*SUPPLIED MATERIAL:*
-.-.-

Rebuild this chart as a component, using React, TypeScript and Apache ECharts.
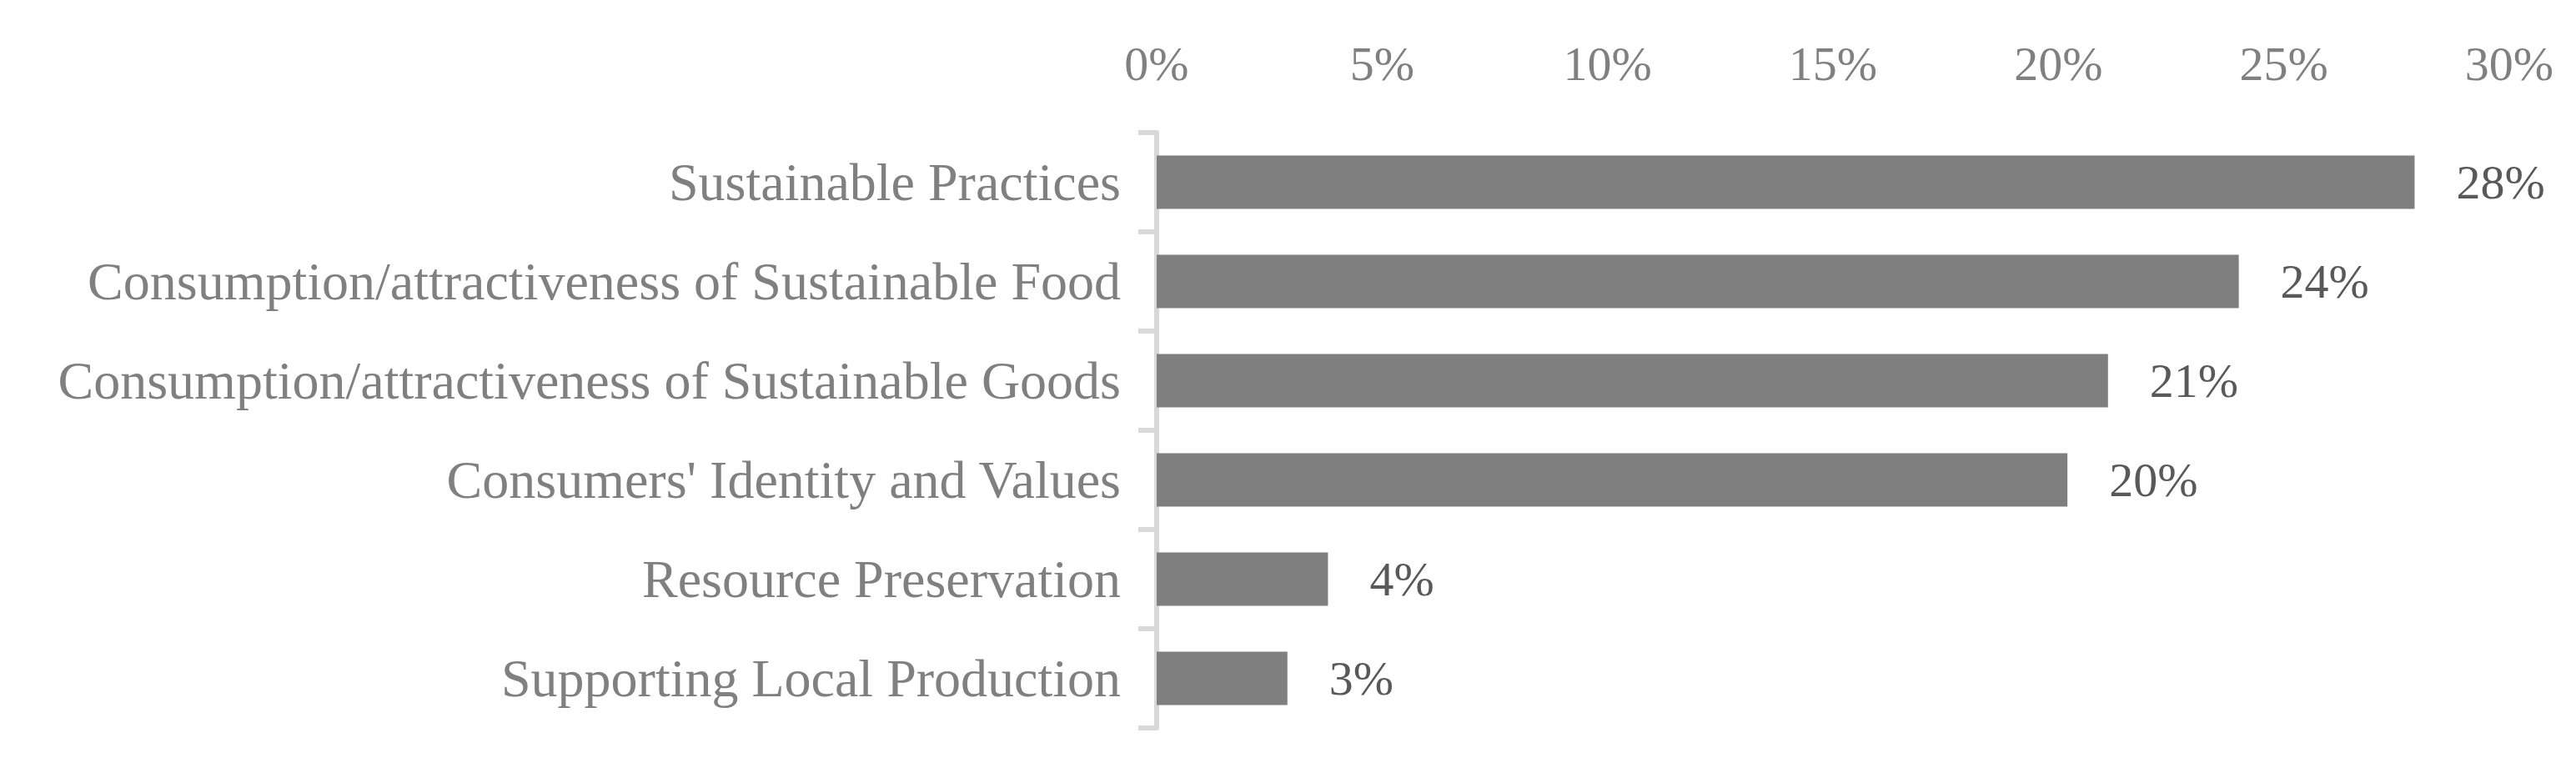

-.-.-

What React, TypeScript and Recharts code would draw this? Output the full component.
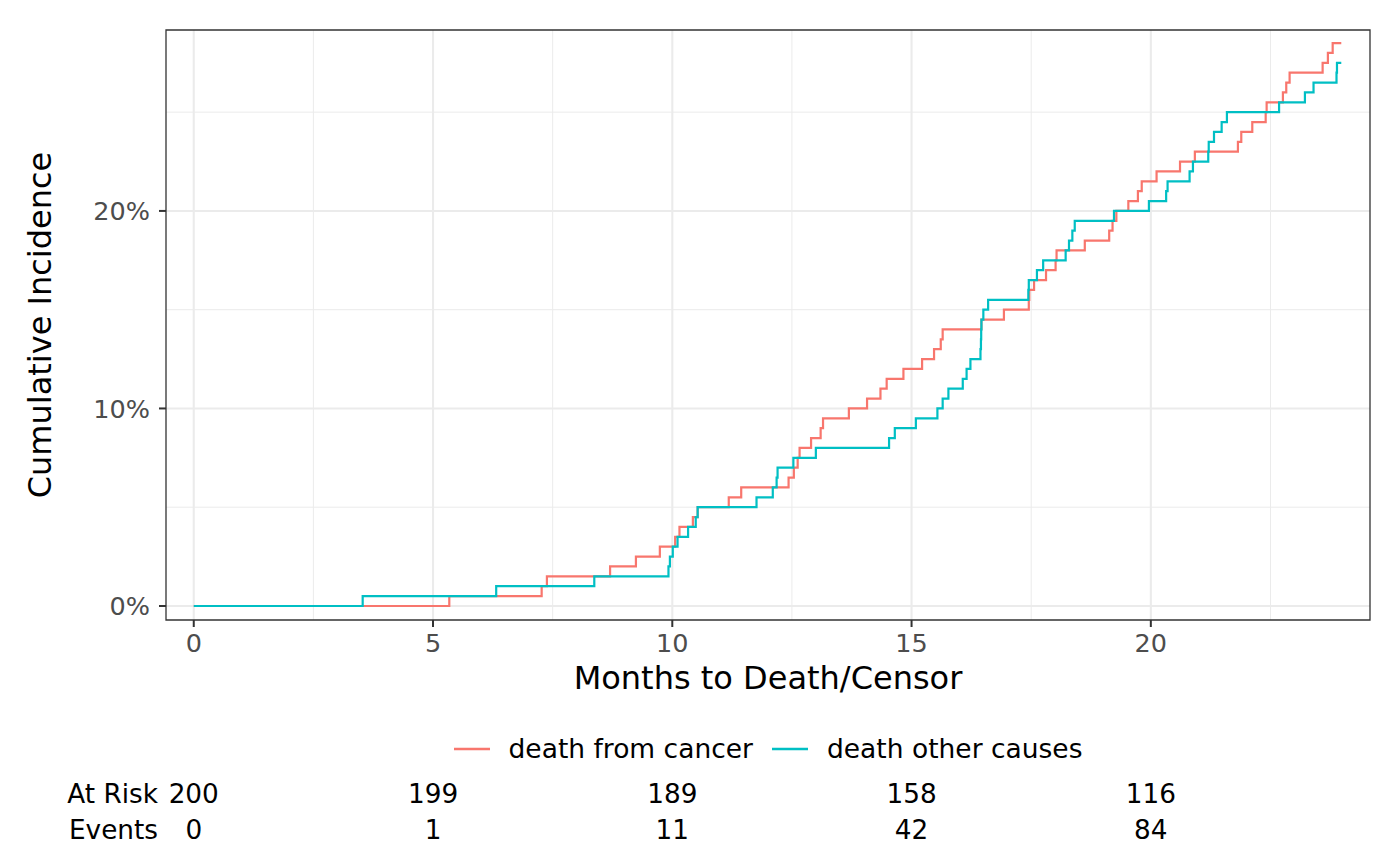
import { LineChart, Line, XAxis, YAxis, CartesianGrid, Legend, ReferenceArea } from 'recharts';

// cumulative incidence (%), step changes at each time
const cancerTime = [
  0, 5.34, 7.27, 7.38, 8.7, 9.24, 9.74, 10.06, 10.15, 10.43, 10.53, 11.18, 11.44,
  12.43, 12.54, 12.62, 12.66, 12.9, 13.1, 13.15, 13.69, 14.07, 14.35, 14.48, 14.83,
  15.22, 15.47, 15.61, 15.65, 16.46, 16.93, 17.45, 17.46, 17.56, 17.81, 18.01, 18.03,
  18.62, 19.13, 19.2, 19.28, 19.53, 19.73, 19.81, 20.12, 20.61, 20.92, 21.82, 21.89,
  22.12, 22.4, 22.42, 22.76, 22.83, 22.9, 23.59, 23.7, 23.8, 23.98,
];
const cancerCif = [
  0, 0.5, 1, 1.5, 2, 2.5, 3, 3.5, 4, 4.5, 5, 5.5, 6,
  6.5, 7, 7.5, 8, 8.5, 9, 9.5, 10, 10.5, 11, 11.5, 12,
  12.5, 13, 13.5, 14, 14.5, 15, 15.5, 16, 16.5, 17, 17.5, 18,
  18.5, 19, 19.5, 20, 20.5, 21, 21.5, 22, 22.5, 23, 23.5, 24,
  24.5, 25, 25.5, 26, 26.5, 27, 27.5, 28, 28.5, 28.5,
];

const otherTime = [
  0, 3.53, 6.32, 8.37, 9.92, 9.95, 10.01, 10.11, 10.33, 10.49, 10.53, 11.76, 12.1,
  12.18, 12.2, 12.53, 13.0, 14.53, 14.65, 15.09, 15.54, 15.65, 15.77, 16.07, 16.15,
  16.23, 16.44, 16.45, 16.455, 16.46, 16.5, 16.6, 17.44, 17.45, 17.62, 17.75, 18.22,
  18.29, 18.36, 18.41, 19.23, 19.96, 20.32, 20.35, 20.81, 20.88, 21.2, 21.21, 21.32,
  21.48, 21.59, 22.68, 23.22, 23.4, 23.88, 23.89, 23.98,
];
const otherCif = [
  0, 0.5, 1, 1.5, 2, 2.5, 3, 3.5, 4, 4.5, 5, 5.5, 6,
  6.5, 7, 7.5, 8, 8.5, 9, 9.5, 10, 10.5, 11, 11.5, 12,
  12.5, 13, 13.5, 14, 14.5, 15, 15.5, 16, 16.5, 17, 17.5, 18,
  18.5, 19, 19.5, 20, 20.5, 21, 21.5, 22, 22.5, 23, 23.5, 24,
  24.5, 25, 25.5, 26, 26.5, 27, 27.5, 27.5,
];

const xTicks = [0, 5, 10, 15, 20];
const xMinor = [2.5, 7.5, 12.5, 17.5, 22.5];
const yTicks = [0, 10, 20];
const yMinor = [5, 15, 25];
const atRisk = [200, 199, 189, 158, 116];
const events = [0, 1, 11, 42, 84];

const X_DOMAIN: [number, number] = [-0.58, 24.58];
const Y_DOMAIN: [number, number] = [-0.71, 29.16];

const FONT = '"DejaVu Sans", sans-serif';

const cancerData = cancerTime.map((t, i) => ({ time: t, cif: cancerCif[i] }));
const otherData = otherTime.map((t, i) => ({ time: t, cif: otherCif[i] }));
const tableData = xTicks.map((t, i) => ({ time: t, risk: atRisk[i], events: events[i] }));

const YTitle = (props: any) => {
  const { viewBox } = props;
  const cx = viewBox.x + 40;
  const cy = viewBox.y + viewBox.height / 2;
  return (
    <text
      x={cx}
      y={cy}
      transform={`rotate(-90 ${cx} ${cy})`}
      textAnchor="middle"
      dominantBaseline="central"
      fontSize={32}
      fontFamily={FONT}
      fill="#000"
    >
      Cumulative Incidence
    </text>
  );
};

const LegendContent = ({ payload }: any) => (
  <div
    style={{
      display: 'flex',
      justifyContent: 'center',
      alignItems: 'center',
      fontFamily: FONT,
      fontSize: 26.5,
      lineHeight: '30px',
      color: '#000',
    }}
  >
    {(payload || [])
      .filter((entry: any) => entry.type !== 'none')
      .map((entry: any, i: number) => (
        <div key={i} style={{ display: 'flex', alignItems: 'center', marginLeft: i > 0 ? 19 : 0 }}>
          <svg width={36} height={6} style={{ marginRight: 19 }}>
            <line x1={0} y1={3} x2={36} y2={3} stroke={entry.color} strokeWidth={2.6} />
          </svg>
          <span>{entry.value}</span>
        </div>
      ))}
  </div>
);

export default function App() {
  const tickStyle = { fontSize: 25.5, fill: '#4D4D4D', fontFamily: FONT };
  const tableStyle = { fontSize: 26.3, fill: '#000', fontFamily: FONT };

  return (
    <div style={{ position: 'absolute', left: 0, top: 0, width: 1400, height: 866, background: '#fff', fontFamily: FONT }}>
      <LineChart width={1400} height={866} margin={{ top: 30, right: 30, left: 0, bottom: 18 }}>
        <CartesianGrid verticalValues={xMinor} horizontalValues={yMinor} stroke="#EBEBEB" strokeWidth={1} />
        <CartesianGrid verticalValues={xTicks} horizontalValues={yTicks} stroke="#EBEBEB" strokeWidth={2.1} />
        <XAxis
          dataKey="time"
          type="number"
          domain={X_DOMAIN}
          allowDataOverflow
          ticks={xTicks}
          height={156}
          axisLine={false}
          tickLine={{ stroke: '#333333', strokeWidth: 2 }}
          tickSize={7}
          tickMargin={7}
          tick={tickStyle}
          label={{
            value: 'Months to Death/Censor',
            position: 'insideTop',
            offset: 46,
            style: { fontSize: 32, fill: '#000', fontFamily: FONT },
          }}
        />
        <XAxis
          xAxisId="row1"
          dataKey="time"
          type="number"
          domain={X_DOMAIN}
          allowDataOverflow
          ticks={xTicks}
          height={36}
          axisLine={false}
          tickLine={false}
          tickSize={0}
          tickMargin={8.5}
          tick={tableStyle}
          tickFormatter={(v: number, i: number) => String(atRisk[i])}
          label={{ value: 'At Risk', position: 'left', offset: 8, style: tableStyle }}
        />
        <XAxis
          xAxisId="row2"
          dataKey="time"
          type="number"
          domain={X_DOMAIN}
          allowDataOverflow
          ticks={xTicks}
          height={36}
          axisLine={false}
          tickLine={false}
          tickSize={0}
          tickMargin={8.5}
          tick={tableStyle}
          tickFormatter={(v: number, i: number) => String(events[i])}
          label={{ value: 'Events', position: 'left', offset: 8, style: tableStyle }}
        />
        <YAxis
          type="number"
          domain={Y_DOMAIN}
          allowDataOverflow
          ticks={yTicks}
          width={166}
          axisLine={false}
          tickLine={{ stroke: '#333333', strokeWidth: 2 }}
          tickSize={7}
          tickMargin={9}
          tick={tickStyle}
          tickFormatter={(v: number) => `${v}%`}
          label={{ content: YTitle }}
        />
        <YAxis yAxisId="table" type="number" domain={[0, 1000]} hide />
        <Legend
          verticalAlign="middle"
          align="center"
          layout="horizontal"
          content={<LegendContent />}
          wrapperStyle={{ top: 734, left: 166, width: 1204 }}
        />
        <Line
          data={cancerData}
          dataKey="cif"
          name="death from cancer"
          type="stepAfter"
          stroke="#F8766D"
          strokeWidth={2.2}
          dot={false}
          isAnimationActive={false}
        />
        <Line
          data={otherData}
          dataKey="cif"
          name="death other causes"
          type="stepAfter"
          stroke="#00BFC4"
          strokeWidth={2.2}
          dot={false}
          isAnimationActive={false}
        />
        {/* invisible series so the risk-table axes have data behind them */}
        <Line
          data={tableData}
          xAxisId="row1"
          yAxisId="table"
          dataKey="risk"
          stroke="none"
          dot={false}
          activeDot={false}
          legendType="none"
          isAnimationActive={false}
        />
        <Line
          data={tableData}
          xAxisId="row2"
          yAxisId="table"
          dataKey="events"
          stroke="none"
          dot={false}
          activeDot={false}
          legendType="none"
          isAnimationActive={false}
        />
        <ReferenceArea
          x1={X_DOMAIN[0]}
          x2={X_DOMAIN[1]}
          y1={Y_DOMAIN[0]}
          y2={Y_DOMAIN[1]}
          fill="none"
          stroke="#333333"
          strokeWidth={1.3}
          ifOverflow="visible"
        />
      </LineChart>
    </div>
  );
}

-.-.-

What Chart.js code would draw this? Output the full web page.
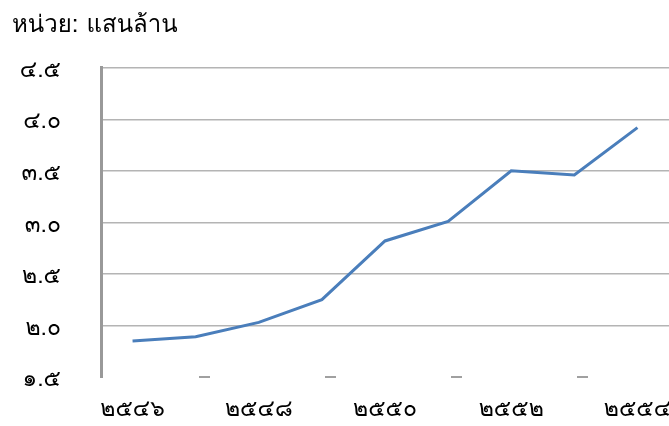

-.-.-

*THE REQUEST:*
Note how many lines of the material contain the string "What". Then report that number by itself.

*SOLUTION TO THE PROBLEM:*
2